Develops quantum sensing platforms at the biology interface. Core NV-center work: (1) widefield NV magnetic imaging of action potentials in neurons and cardiac tissue; (2) NV-based single-molecule NMR at 14 T resolving molecular structure with single-molecule sensitivity; (3) charge-sensitive shallow NV nanoprobes monitoring real-time cellular electrophysiology; (4) biocompatible diamond surface functionalization enabling multiplexed DNA microarray biosensing; (5) fluorescent-protein spin qubits as biological alternatives to diamond NV (2025 paper, Physics World Top-10 Breakthrough). Runs full NV stack: hot implantation, widefield and confocal ODMR, T1/T2/Hahn echo/DEER/Rabi, automated fitting pipelines. 2026 Sloan Fellow. PhD Lukin/Harvard; postdoc Chu/Stanford. Argonne joint appointment.
Simpson runs the experimental quantum imaging and sensing laboratory at Melbourne and is the closest match at this institution to a bio-oriented NV sensing postdoc. Two active threads: (i) widefield NV magnetic and spin-relaxation imaging of living cells and tissue, including magnetic imaging of magnetotactic bacteria, cellular free radicals and paramagnetic ion transport, and quantum-probe imaging of neuronal activity; and (ii) engineering Australia's most sensitive diamond vector magnetometer with RMIT and Phasor Innovation, aimed at navigation, underground/undersea sensing and, explicitly, mapping magnetic signals of the human brain in unshielded environments. That second thread is a direct bid at bioelectromagnetism with a quantum sensor. Positioned against the established body of NV-ensemble quantum sensing work β DEER, nanoscale NMR and T1 relaxometry protocols operating at pT/sqrt(Hz) field sensitivity β Simpson's work is a continuation of exactly that lineage, pushing ensemble DEER/T1-relaxometry contrast mechanisms out of the physics lab and into cell biology and human-scale magnetoencephalography. Preferred attributes present: bioelectromagnetism, human-subject ambitions, sensitivity-limited (not fabrication-limited) programme. QUBIC investigator; recruits postdocs regularly.
Toeno van der Sar's group uses NV-centre diamond magnetometry to study correlated spin dynamics and electric currents in magnetic and 2D materials. Research directions: (1) scanning NV magnetometry of topological magnets, 2D magnetic materials (CrI3, Fe3GeTe2), and superconductors; (2) spin-wave (magnon) spectroscopy in magnetic thin films using NV sensors; (3) widefield NV imaging of biological samples and materials. The group develops both NV scanning probes and widefield NV ensembles for nanoscale spatial mapping of magnetic phenomena.
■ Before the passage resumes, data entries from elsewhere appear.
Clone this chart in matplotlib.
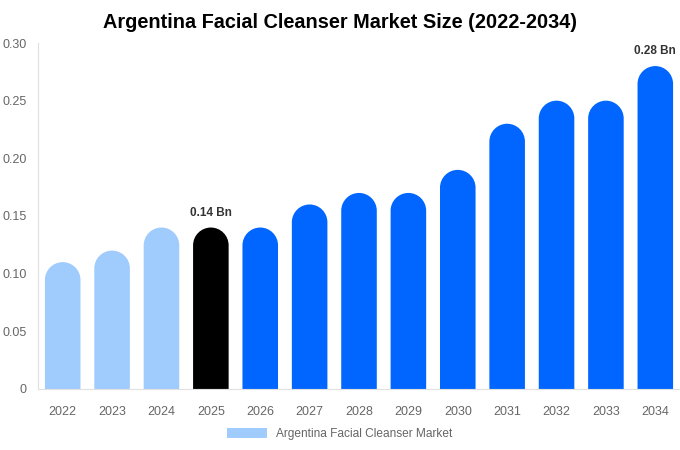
import matplotlib
matplotlib.use("Agg")
import matplotlib.pyplot as plt
from matplotlib.patches import PathPatch, Patch
from matplotlib.path import Path

years = ["2022", "2023", "2024", "2025", "2026", "2027", "2028", "2029", "2030", "2031", "2032", "2033", "2034"]
values = [0.11, 0.12, 0.14, 0.14, 0.14, 0.16, 0.17, 0.17, 0.19, 0.23, 0.25, 0.25, 0.28]
colors = ["#a0cbfd"] * 3 + ["#000000"] + ["#0066ff"] * 9
annotations = {3: "0.14 Bn", 12: "0.28 Bn"}
yticks = [0, 0.05, 0.10, 0.15, 0.20, 0.25, 0.30]
ytick_labels = ["0", "0.05", "0.10", "0.15", "0.20", "0.25", "0.30"]
legend_label = "Argentina Facial Cleanser Market"
title = "Argentina Facial Cleanser Market Size (2022-2034)"

plt.rcParams['font.family'] = ['Liberation Sans', 'DejaVu Sans']

fig = plt.figure(figsize=(6.8, 4.5), dpi=100)
ax = fig.add_axes([0.0559, 0.1356, 0.9441, 0.7688])

x = list(range(len(years)))
bw = 0.72
bars = ax.bar(x, values, width=bw, color=colors)
ax.set_xlim(-0.5, len(years) - 0.5)
ax.set_ylim(0, 0.30)

# rounded tops: compute y-radius in data units matching pixel half-width
fig.canvas.draw()
bbox = ax.get_window_extent()
px_per_x = bbox.width / (len(years))
px_per_y = bbox.height / 0.30
r_px = bw / 2 * px_per_x
ry = r_px / px_per_y
K = 0.5523
for b in bars:
    b.set_visible(False)
    x0 = b.get_x()
    x1 = x0 + bw
    rx = bw / 2
    xc = x0 + rx
    h = b.get_height()
    yb = h - ry
    verts = [
        (x0, 0), (x0, yb),
        (x0, yb + K * ry), (xc - K * rx, h), (xc, h),
        (xc + K * rx, h), (x1, yb + K * ry), (x1, yb),
        (x1, 0), (x0, 0),
    ]
    codes = [Path.MOVETO, Path.LINETO,
             Path.CURVE4, Path.CURVE4, Path.CURVE4,
             Path.CURVE4, Path.CURVE4, Path.CURVE4,
             Path.LINETO, Path.CLOSEPOLY]
    ax.add_patch(PathPatch(Path(verts, codes), facecolor=b.get_facecolor(),
                           edgecolor='none'))

for i, txt in annotations.items():
    ax.text(x[i], values[i] + 0.0075, txt, ha='center', va='bottom',
            fontsize=8.5, fontweight='bold', color='#333333')

ax.set_xticks(x)
ax.set_xticklabels(years, fontsize=9, color='#666666')
ax.set_yticks(yticks)
ax.set_yticklabels(ytick_labels, fontsize=9, color='#666666')
ax.tick_params(axis='both', length=0)
ax.tick_params(axis='x', pad=12)
ax.tick_params(axis='y', pad=8)
for s in ['top', 'right']:
    ax.spines[s].set_visible(False)
ax.spines['left'].set_color('#e0e0e0')
ax.spines['bottom'].set_color('#e0e0e0')

fig.suptitle(title, fontsize=14.3, fontweight='bold', y=0.97)

fig.legend(handles=[Patch(facecolor='#a0cbfd', edgecolor='none', label=legend_label)],
           loc='center', bbox_to_anchor=(0.5, 0.036), frameon=False, fontsize=8.6,
           labelcolor='#666666', handlelength=3.3, handleheight=0.9)

fig.savefig("out.png", dpi=100)
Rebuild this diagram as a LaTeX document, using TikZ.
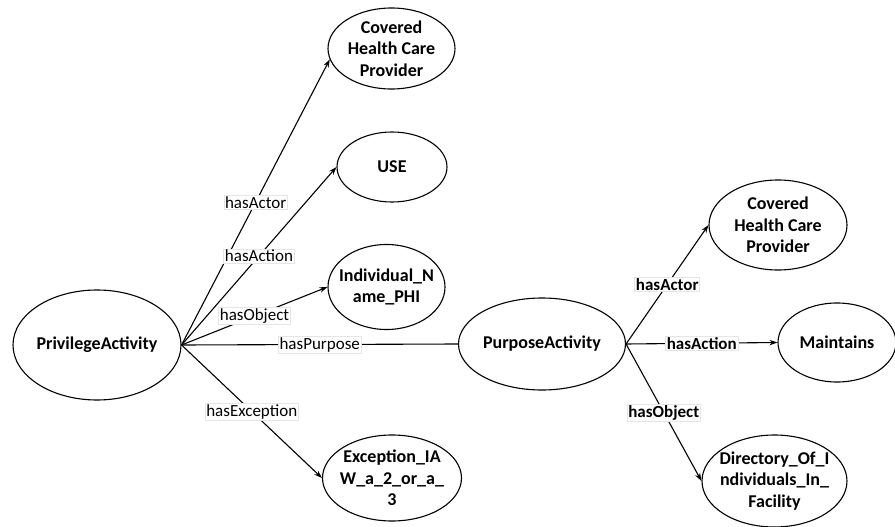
\documentclass[tikz,border=0pt]{standalone}
\usepackage{fontspec}
\setmainfont{Carlito}
\usetikzlibrary{shapes.geometric,arrows.meta}
\begin{document}
\begin{tikzpicture}[x=1pt,y=-1pt,
  concept/.style={ellipse,draw,line width=1.1pt,inner sep=0pt},
  ctext/.style={font=\fontsize{18}{21.5}\selectfont\bfseries,align=center,inner sep=0pt},
  rel/.style={line width=1.1pt},
  relarrow/.style={rel,-{Stealth[length=8pt,width=5.5pt]}},
  tag/.style={fill=white,draw=gray!20,line width=0.6pt,inner sep=1.2pt,
    font=\fontsize{17}{20}\selectfont},
  btag/.style={tag,font=\fontsize{17}{20}\selectfont\bfseries}]
\useasboundingbox (0,0) rectangle (895,527);

% privilege side
\node[concept,minimum width=168pt,minimum height=110pt,
  label={[ctext]center:PrivilegeActivity}] (pa) at (97,345) {};
\node[concept,minimum width=127pt,minimum height=81pt,
  label={[ctext]center:Covered\\Health Care\\Provider}] (c1) at (391.5,48.5) {};
\node[concept,minimum width=110pt,minimum height=70pt,
  label={[ctext]center:USE}] (use) at (392,167) {};
\node[concept,minimum width=117pt,minimum height=85pt,
  label={[ctext]center:Individual\_N\\ame\_PHI}] (ind) at (386.5,287) {};
\node[concept,minimum width=139pt,minimum height=86pt,
  label={[ctext]center:Exception\_IA\\W\_a\_2\_or\_a\_\\3}] (exc) at (392,478) {};

% purpose side
\node[concept,minimum width=167pt,minimum height=92pt,
  label={[ctext]center:PurposeActivity}] (pu) at (542,344) {};
\node[concept,minimum width=138pt,minimum height=90pt,
  label={[ctext]center:Covered\\Health Care\\Provider}] (c2) at (778,225) {};
\node[concept,minimum width=118pt,minimum height=79pt,
  label={[ctext]center:Maintains}] (mt) at (837,342.5) {};
\node[concept,minimum width=145pt,minimum height=92pt,
  label={[ctext]center:Directory\_Of\_I\\ndividuals\_In\_\\Facility}] (dir) at (774.5,481) {};

% relations of the privilege activity
\draw[relarrow] (pa.east) -- node[tag,midway] {hasActor} (c1.190);
\draw[relarrow] (pa.east) -- node[tag,midway] {hasAction} (use.west);
\draw[relarrow] (pa.east) -- node[tag,midway] {hasObject} (ind.west);
\draw[rel] (pa.east) -- node[tag,midway] {hasPurpose} (pu.west);
\draw[relarrow] (pa.east) -- node[tag,midway] {hasException} (exc.west);

% relations of the purpose activity
\draw[relarrow] (pu.east) -- node[btag,midway] {hasActor} (c2.west);
\draw[relarrow] (pu.east) -- node[btag,midway] {hasAction} (mt.west);
\draw[relarrow] (pu.east) -- node[btag,midway] {hasObject} (dir.west);
\end{tikzpicture}
\end{document}
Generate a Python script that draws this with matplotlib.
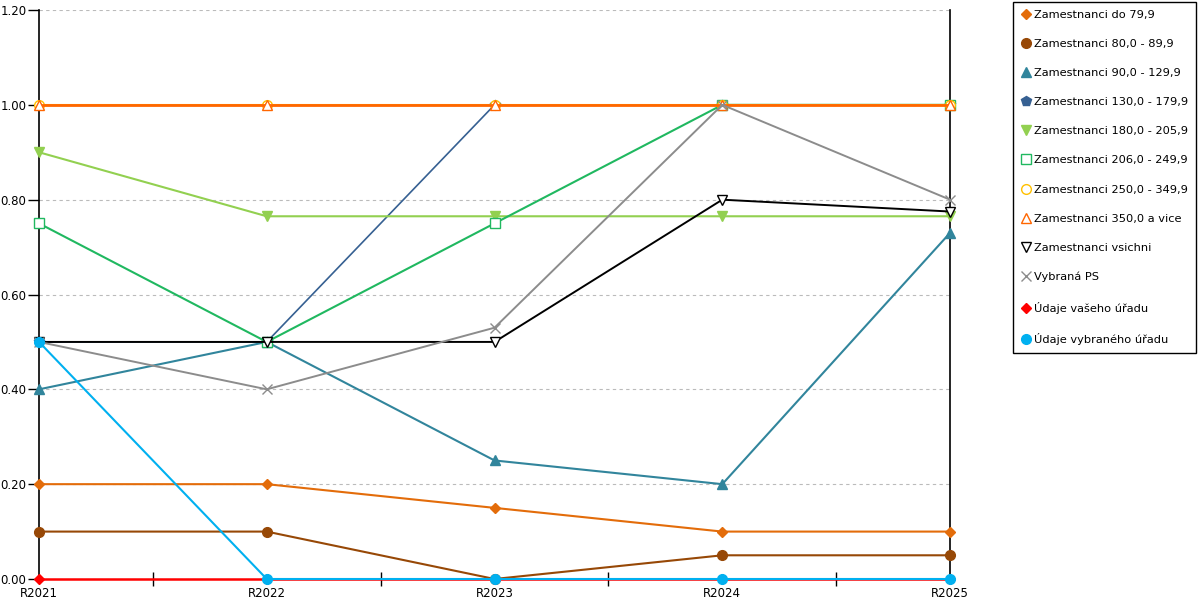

Wrachtrup is a founder of NV-centre quantum sensing: single-spin and ensemble magnetometry, nanoscale/single-molecule NMR and ESR, nuclear-spin registers, scanning-probe quantum-materials imaging, and programmable diamond nanosensors for chemistry and biology. His group actively recruits postdocs across NV sensing and quantum technology. In the broader landscape of NV-centre ensemble quantum sensing (DEER, nano-NMR, T1 relaxometry) operating near pT/sqrt(Hz) sensitivity, this work is the reference point, extending DEER/nano-NMR toward single-molecule and cryogenic regimes.